Work to complete: Would you repeat the listing exactly but omit every picture?

——

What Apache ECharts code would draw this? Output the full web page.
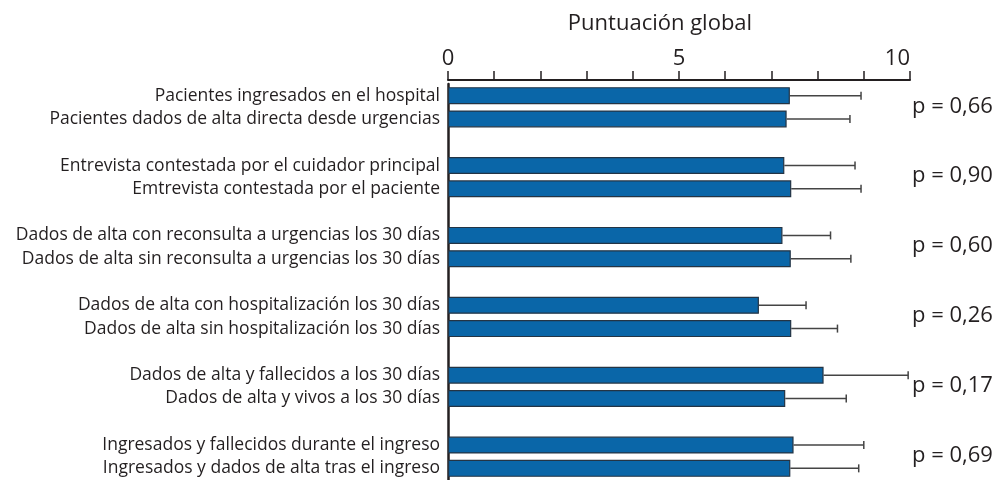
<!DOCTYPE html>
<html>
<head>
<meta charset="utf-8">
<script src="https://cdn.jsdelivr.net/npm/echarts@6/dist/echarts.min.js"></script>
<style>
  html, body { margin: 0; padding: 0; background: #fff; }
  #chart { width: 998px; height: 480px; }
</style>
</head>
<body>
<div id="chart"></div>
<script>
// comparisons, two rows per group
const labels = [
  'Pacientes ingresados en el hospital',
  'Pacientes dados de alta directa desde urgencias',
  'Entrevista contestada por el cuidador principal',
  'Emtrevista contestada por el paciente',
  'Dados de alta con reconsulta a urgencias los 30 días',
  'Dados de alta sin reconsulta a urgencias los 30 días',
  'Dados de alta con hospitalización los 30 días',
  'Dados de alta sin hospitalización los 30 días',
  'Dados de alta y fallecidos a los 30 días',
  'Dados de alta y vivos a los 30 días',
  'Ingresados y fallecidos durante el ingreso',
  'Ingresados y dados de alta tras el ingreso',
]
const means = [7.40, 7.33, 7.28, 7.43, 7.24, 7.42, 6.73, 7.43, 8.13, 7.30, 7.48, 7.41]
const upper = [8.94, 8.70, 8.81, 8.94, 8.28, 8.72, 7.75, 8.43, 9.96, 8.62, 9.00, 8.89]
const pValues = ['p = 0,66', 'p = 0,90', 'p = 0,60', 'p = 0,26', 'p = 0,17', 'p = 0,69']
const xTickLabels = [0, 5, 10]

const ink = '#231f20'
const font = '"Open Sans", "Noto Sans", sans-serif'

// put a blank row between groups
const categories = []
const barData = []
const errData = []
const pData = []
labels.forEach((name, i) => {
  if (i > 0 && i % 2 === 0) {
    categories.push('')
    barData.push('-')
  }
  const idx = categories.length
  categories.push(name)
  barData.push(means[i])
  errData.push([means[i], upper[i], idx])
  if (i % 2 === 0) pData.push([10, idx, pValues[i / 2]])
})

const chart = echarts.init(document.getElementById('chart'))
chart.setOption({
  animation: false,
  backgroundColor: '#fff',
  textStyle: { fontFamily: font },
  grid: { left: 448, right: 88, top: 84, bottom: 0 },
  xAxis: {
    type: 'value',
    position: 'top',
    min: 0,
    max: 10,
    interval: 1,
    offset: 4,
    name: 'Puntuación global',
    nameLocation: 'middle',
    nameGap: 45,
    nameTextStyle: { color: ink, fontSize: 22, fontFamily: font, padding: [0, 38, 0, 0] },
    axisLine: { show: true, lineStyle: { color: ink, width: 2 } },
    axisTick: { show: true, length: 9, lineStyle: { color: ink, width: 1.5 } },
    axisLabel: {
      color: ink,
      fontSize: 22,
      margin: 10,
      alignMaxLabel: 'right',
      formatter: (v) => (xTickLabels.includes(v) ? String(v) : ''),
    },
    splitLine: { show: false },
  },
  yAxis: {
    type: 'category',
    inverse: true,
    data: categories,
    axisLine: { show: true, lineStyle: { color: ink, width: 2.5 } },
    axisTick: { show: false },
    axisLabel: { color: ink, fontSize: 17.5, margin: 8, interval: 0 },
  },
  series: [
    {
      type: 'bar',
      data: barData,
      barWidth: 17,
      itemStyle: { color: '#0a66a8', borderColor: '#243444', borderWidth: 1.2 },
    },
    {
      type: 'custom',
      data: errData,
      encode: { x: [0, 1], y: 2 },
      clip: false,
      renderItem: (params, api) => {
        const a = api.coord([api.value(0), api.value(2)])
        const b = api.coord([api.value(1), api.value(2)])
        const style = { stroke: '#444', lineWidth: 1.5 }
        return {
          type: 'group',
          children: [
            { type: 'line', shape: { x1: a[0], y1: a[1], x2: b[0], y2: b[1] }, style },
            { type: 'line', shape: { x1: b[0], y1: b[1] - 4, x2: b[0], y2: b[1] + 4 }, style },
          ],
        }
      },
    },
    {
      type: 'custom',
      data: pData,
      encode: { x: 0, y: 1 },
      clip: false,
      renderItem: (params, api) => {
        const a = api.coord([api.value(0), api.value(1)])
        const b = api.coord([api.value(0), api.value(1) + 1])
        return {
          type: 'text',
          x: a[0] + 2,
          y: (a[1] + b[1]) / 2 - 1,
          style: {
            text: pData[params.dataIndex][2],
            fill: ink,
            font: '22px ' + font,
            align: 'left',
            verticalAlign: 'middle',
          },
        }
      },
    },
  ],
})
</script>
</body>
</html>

——

Task result:
What Apache ECharts code would draw this? Output the full web page.
<!DOCTYPE html>
<html>
<head>
<meta charset="utf-8">
<script src="https://cdn.jsdelivr.net/npm/echarts@6/dist/echarts.min.js"></script>
<style>
  html, body { margin: 0; padding: 0; background: #fff; }
  #chart { width: 998px; height: 480px; }
</style>
</head>
<body>
<div id="chart"></div>
<script>
// comparisons, two rows per group
const labels = [
  'Pacientes ingresados en el hospital',
  'Pacientes dados de alta directa desde urgencias',
  'Entrevista contestada por el cuidador principal',
  'Emtrevista contestada por el paciente',
  'Dados de alta con reconsulta a urgencias los 30 días',
  'Dados de alta sin reconsulta a urgencias los 30 días',
  'Dados de alta con hospitalización los 30 días',
  'Dados de alta sin hospitalización los 30 días',
  'Dados de alta y fallecidos a los 30 días',
  'Dados de alta y vivos a los 30 días',
  'Ingresados y fallecidos durante el ingreso',
  'Ingresados y dados de alta tras el ingreso',
]
const means = [7.40, 7.33, 7.28, 7.43, 7.24, 7.42, 6.73, 7.43, 8.13, 7.30, 7.48, 7.41]
const upper = [8.94, 8.70, 8.81, 8.94, 8.28, 8.72, 7.75, 8.43, 9.96, 8.62, 9.00, 8.89]
const pValues = ['p = 0,66', 'p = 0,90', 'p = 0,60', 'p = 0,26', 'p = 0,17', 'p = 0,69']
const xTickLabels = [0, 5, 10]

const ink = '#231f20'
const font = '"Open Sans", "Noto Sans", sans-serif'

// put a blank row between groups
const categories = []
const barData = []
const errData = []
const pData = []
labels.forEach((name, i) => {
  if (i > 0 && i % 2 === 0) {
    categories.push('')
    barData.push('-')
  }
  const idx = categories.length
  categories.push(name)
  barData.push(means[i])
  errData.push([means[i], upper[i], idx])
  if (i % 2 === 0) pData.push([10, idx, pValues[i / 2]])
})

const chart = echarts.init(document.getElementById('chart'))
chart.setOption({
  animation: false,
  backgroundColor: '#fff',
  textStyle: { fontFamily: font },
  grid: { left: 448, right: 88, top: 84, bottom: 0 },
  xAxis: {
    type: 'value',
    position: 'top',
    min: 0,
    max: 10,
    interval: 1,
    offset: 4,
    name: 'Puntuación global',
    nameLocation: 'middle',
    nameGap: 45,
    nameTextStyle: { color: ink, fontSize: 22, fontFamily: font, padding: [0, 38, 0, 0] },
    axisLine: { show: true, lineStyle: { color: ink, width: 2 } },
    axisTick: { show: true, length: 9, lineStyle: { color: ink, width: 1.5 } },
    axisLabel: {
      color: ink,
      fontSize: 22,
      margin: 10,
      alignMaxLabel: 'right',
      formatter: (v) => (xTickLabels.includes(v) ? String(v) : ''),
    },
    splitLine: { show: false },
  },
  yAxis: {
    type: 'category',
    inverse: true,
    data: categories,
    axisLine: { show: true, lineStyle: { color: ink, width: 2.5 } },
    axisTick: { show: false },
    axisLabel: { color: ink, fontSize: 17.5, margin: 8, interval: 0 },
  },
  series: [
    {
      type: 'bar',
      data: barData,
      barWidth: 17,
      itemStyle: { color: '#0a66a8', borderColor: '#243444', borderWidth: 1.2 },
    },
    {
      type: 'custom',
      data: errData,
      encode: { x: [0, 1], y: 2 },
      clip: false,
      renderItem: (params, api) => {
        const a = api.coord([api.value(0), api.value(2)])
        const b = api.coord([api.value(1), api.value(2)])
        const style = { stroke: '#444', lineWidth: 1.5 }
        return {
          type: 'group',
          children: [
            { type: 'line', shape: { x1: a[0], y1: a[1], x2: b[0], y2: b[1] }, style },
            { type: 'line', shape: { x1: b[0], y1: b[1] - 4, x2: b[0], y2: b[1] + 4 }, style },
          ],
        }
      },
    },
    {
      type: 'custom',
      data: pData,
      encode: { x: 0, y: 1 },
      clip: false,
      renderItem: (params, api) => {
        const a = api.coord([api.value(0), api.value(1)])
        const b = api.coord([api.value(0), api.value(1) + 1])
        return {
          type: 'text',
          x: a[0] + 2,
          y: (a[1] + b[1]) / 2 - 1,
          style: {
            text: pData[params.dataIndex][2],
            fill: ink,
            font: '22px ' + font,
            align: 'left',
            verticalAlign: 'middle',
          },
        }
      },
    },
  ],
})
</script>
</body>
</html>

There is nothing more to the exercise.